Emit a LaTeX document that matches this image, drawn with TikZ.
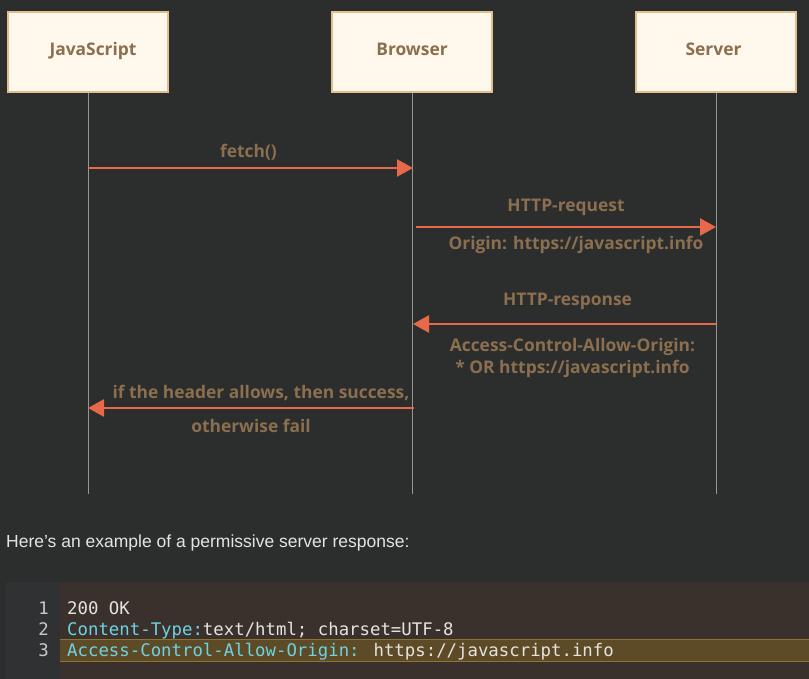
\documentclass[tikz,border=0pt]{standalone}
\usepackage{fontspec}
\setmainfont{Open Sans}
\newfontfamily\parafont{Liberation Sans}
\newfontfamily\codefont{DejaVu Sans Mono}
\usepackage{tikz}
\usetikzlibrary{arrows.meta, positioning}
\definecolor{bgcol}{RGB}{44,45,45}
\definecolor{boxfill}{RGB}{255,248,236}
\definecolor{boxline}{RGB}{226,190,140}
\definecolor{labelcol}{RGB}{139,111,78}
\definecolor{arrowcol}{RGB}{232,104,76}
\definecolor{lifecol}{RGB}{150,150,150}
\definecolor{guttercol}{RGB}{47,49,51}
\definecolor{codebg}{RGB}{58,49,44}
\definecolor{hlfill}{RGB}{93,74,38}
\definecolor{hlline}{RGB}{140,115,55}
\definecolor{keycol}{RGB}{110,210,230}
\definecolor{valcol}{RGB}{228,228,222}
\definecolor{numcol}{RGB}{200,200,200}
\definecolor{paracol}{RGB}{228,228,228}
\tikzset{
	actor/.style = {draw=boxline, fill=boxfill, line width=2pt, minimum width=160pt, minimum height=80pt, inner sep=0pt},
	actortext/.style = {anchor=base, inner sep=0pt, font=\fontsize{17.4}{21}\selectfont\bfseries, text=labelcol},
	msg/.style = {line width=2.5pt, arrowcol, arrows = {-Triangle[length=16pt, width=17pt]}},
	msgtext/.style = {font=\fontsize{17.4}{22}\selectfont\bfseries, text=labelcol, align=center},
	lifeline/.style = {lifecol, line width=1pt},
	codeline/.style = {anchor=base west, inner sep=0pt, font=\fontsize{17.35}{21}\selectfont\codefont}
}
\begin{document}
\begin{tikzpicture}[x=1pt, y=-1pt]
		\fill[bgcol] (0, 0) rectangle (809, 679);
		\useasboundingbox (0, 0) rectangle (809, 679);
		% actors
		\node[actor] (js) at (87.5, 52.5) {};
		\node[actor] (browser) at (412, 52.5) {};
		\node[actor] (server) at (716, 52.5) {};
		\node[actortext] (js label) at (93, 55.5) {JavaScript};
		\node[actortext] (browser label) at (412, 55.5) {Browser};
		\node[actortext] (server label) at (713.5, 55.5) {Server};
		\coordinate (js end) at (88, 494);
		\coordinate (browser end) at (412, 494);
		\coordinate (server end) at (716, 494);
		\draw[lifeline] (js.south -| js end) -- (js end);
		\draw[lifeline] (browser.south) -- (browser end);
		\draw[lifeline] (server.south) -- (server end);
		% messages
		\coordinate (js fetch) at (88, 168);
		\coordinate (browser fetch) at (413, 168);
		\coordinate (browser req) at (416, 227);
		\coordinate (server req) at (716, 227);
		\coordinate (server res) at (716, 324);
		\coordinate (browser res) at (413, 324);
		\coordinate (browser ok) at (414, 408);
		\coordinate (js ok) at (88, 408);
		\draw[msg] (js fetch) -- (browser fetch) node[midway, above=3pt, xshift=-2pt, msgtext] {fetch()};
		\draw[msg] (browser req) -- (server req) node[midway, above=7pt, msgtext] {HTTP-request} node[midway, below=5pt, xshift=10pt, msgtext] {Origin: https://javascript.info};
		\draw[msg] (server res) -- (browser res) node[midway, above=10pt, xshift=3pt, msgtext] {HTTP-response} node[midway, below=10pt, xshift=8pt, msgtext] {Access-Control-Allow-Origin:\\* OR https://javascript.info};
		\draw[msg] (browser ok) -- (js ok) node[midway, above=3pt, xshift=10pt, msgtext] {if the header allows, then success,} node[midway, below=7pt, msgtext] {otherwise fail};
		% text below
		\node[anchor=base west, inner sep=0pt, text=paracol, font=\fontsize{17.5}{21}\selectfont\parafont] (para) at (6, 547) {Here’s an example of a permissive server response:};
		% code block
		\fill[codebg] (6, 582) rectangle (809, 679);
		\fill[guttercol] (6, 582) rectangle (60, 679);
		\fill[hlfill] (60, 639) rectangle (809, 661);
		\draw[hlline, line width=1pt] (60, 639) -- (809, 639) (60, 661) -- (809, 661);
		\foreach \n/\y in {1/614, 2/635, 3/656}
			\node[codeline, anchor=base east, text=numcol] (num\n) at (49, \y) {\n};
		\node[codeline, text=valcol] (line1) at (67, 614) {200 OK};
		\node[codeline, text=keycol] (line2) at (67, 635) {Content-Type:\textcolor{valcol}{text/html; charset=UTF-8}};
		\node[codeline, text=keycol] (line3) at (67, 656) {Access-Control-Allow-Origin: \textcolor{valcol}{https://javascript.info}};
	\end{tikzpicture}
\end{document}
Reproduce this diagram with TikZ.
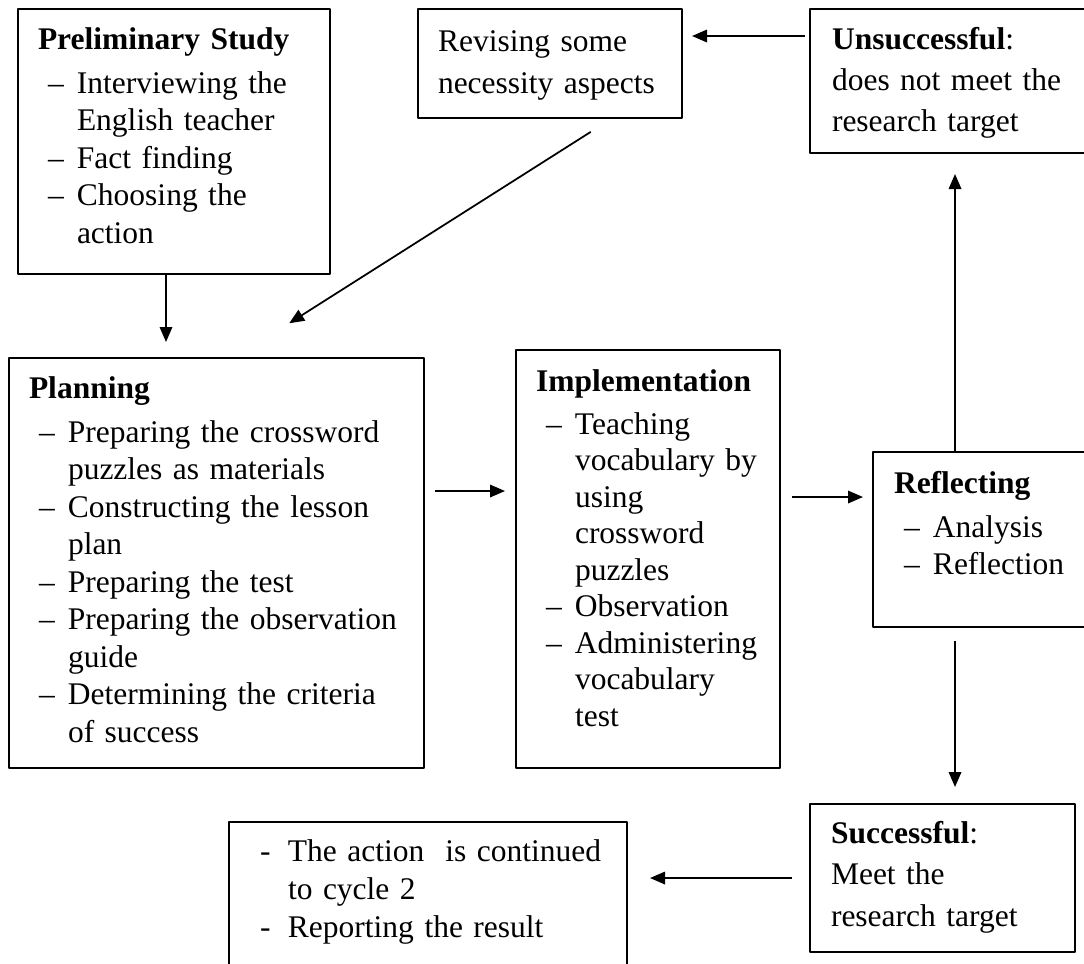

[Task details]:
Write out the material above once more, exactly as it reads, with no pictures.

[Answer to this task]:
Emit a LaTeX document that matches this image, drawn with TikZ.
\documentclass[tikz,border=0pt]{standalone}
\usepackage{fontspec}
\setmainfont{Open Sans}
\newfontfamily\parafont{Liberation Sans}
\newfontfamily\codefont{DejaVu Sans Mono}
\usepackage{tikz}
\usetikzlibrary{arrows.meta, positioning}
\definecolor{bgcol}{RGB}{44,45,45}
\definecolor{boxfill}{RGB}{255,248,236}
\definecolor{boxline}{RGB}{226,190,140}
\definecolor{labelcol}{RGB}{139,111,78}
\definecolor{arrowcol}{RGB}{232,104,76}
\definecolor{lifecol}{RGB}{150,150,150}
\definecolor{guttercol}{RGB}{47,49,51}
\definecolor{codebg}{RGB}{58,49,44}
\definecolor{hlfill}{RGB}{93,74,38}
\definecolor{hlline}{RGB}{140,115,55}
\definecolor{keycol}{RGB}{110,210,230}
\definecolor{valcol}{RGB}{228,228,222}
\definecolor{numcol}{RGB}{200,200,200}
\definecolor{paracol}{RGB}{228,228,228}
\tikzset{
	actor/.style = {draw=boxline, fill=boxfill, line width=2pt, minimum width=160pt, minimum height=80pt, inner sep=0pt},
	actortext/.style = {anchor=base, inner sep=0pt, font=\fontsize{17.4}{21}\selectfont\bfseries, text=labelcol},
	msg/.style = {line width=2.5pt, arrowcol, arrows = {-Triangle[length=16pt, width=17pt]}},
	msgtext/.style = {font=\fontsize{17.4}{22}\selectfont\bfseries, text=labelcol, align=center},
	lifeline/.style = {lifecol, line width=1pt},
	codeline/.style = {anchor=base west, inner sep=0pt, font=\fontsize{17.35}{21}\selectfont\codefont}
}
\begin{document}
\begin{tikzpicture}[x=1pt, y=-1pt]
		\fill[bgcol] (0, 0) rectangle (809, 679);
		\useasboundingbox (0, 0) rectangle (809, 679);
		% actors
		\node[actor] (js) at (87.5, 52.5) {};
		\node[actor] (browser) at (412, 52.5) {};
		\node[actor] (server) at (716, 52.5) {};
		\node[actortext] (js label) at (93, 55.5) {JavaScript};
		\node[actortext] (browser label) at (412, 55.5) {Browser};
		\node[actortext] (server label) at (713.5, 55.5) {Server};
		\coordinate (js end) at (88, 494);
		\coordinate (browser end) at (412, 494);
		\coordinate (server end) at (716, 494);
		\draw[lifeline] (js.south -| js end) -- (js end);
		\draw[lifeline] (browser.south) -- (browser end);
		\draw[lifeline] (server.south) -- (server end);
		% messages
		\coordinate (js fetch) at (88, 168);
		\coordinate (browser fetch) at (413, 168);
		\coordinate (browser req) at (416, 227);
		\coordinate (server req) at (716, 227);
		\coordinate (server res) at (716, 324);
		\coordinate (browser res) at (413, 324);
		\coordinate (browser ok) at (414, 408);
		\coordinate (js ok) at (88, 408);
		\draw[msg] (js fetch) -- (browser fetch) node[midway, above=3pt, xshift=-2pt, msgtext] {fetch()};
		\draw[msg] (browser req) -- (server req) node[midway, above=7pt, msgtext] {HTTP-request} node[midway, below=5pt, xshift=10pt, msgtext] {Origin: https://javascript.info};
		\draw[msg] (server res) -- (browser res) node[midway, above=10pt, xshift=3pt, msgtext] {HTTP-response} node[midway, below=10pt, xshift=8pt, msgtext] {Access-Control-Allow-Origin:\\* OR https://javascript.info};
		\draw[msg] (browser ok) -- (js ok) node[midway, above=3pt, xshift=10pt, msgtext] {if the header allows, then success,} node[midway, below=7pt, msgtext] {otherwise fail};
		% text below
		\node[anchor=base west, inner sep=0pt, text=paracol, font=\fontsize{17.5}{21}\selectfont\parafont] (para) at (6, 547) {Here’s an example of a permissive server response:};
		% code block
		\fill[codebg] (6, 582) rectangle (809, 679);
		\fill[guttercol] (6, 582) rectangle (60, 679);
		\fill[hlfill] (60, 639) rectangle (809, 661);
		\draw[hlline, line width=1pt] (60, 639) -- (809, 639) (60, 661) -- (809, 661);
		\foreach \n/\y in {1/614, 2/635, 3/656}
			\node[codeline, anchor=base east, text=numcol] (num\n) at (49, \y) {\n};
		\node[codeline, text=valcol] (line1) at (67, 614) {200 OK};
		\node[codeline, text=keycol] (line2) at (67, 635) {Content-Type:\textcolor{valcol}{text/html; charset=UTF-8}};
		\node[codeline, text=keycol] (line3) at (67, 656) {Access-Control-Allow-Origin: \textcolor{valcol}{https://javascript.info}};
	\end{tikzpicture}
\end{document}
Reproduce this diagram with TikZ.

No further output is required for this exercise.